- Problem to solve
Extract exactly those lines that lie between the start of the material and the line with "(head) at (42,73)", including both boundary lines and no others.
......
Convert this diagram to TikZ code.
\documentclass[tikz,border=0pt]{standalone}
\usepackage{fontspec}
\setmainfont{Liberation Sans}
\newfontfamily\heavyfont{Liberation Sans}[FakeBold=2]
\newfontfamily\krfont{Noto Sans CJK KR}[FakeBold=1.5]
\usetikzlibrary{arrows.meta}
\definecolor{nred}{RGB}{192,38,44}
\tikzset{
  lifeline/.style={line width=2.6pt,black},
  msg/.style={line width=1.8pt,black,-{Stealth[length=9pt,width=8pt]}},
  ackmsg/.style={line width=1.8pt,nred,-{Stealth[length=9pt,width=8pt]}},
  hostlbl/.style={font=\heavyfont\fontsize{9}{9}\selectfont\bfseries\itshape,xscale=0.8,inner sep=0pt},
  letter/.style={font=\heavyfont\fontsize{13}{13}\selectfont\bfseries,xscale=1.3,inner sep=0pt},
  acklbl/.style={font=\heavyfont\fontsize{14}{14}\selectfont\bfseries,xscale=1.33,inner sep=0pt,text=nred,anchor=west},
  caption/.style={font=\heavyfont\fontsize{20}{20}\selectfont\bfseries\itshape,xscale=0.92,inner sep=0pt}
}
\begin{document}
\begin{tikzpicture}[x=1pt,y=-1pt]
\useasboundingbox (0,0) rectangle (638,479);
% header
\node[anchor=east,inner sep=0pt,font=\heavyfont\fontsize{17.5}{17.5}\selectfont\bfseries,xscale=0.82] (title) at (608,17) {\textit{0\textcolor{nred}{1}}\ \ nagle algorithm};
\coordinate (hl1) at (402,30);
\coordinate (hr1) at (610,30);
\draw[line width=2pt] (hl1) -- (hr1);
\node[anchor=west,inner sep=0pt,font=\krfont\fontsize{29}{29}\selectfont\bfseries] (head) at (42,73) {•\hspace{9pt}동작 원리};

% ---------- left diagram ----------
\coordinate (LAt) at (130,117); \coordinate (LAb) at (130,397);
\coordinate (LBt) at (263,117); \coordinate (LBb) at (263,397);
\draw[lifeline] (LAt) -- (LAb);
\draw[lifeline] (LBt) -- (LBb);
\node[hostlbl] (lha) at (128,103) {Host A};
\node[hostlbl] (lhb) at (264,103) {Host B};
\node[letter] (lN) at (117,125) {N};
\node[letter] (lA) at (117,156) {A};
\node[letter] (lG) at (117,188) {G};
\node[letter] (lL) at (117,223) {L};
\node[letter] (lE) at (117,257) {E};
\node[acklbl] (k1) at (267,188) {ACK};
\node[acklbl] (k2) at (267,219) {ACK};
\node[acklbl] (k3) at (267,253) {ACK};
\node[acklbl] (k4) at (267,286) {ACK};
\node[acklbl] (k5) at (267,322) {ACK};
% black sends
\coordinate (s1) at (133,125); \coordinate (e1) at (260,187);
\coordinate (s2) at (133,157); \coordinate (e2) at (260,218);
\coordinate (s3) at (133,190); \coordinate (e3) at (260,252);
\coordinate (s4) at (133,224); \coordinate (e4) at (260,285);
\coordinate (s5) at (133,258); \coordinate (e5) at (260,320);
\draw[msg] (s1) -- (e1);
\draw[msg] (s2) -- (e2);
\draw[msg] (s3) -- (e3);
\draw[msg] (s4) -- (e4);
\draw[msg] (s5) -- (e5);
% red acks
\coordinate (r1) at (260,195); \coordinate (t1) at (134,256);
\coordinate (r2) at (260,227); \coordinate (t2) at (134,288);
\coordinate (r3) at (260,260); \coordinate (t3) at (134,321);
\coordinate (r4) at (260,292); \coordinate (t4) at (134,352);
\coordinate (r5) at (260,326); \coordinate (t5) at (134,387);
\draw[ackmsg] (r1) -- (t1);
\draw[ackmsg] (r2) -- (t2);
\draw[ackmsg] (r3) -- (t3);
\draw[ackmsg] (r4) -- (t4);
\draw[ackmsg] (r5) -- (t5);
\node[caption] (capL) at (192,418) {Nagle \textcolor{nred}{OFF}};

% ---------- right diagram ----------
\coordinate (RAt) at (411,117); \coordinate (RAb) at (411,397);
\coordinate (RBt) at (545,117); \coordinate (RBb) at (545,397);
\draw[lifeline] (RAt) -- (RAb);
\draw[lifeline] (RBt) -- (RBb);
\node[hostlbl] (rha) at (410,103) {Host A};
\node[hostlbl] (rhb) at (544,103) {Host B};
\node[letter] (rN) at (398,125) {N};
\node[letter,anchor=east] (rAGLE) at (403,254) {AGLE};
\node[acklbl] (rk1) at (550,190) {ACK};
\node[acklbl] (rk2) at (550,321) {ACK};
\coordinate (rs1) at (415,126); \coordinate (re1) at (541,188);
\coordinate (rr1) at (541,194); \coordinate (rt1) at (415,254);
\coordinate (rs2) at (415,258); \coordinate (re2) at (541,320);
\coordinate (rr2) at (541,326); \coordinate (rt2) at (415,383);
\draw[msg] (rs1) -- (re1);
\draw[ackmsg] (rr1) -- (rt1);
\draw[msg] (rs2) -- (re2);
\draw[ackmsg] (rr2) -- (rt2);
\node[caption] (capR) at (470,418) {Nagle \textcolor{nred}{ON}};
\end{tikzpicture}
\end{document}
......
- Final result
Convert this diagram to TikZ code.
\documentclass[tikz,border=0pt]{standalone}
\usepackage{fontspec}
\setmainfont{Liberation Sans}
\newfontfamily\heavyfont{Liberation Sans}[FakeBold=2]
\newfontfamily\krfont{Noto Sans CJK KR}[FakeBold=1.5]
\usetikzlibrary{arrows.meta}
\definecolor{nred}{RGB}{192,38,44}
\tikzset{
  lifeline/.style={line width=2.6pt,black},
  msg/.style={line width=1.8pt,black,-{Stealth[length=9pt,width=8pt]}},
  ackmsg/.style={line width=1.8pt,nred,-{Stealth[length=9pt,width=8pt]}},
  hostlbl/.style={font=\heavyfont\fontsize{9}{9}\selectfont\bfseries\itshape,xscale=0.8,inner sep=0pt},
  letter/.style={font=\heavyfont\fontsize{13}{13}\selectfont\bfseries,xscale=1.3,inner sep=0pt},
  acklbl/.style={font=\heavyfont\fontsize{14}{14}\selectfont\bfseries,xscale=1.33,inner sep=0pt,text=nred,anchor=west},
  caption/.style={font=\heavyfont\fontsize{20}{20}\selectfont\bfseries\itshape,xscale=0.92,inner sep=0pt}
}
\begin{document}
\begin{tikzpicture}[x=1pt,y=-1pt]
\useasboundingbox (0,0) rectangle (638,479);
% header
\node[anchor=east,inner sep=0pt,font=\heavyfont\fontsize{17.5}{17.5}\selectfont\bfseries,xscale=0.82] (title) at (608,17) {\textit{0\textcolor{nred}{1}}\ \ nagle algorithm};
\coordinate (hl1) at (402,30);
\coordinate (hr1) at (610,30);
\draw[line width=2pt] (hl1) -- (hr1);
\node[anchor=west,inner sep=0pt,font=\krfont\fontsize{29}{29}\selectfont\bfseries] (head) at (42,73) {•\hspace{9pt}동작 원리};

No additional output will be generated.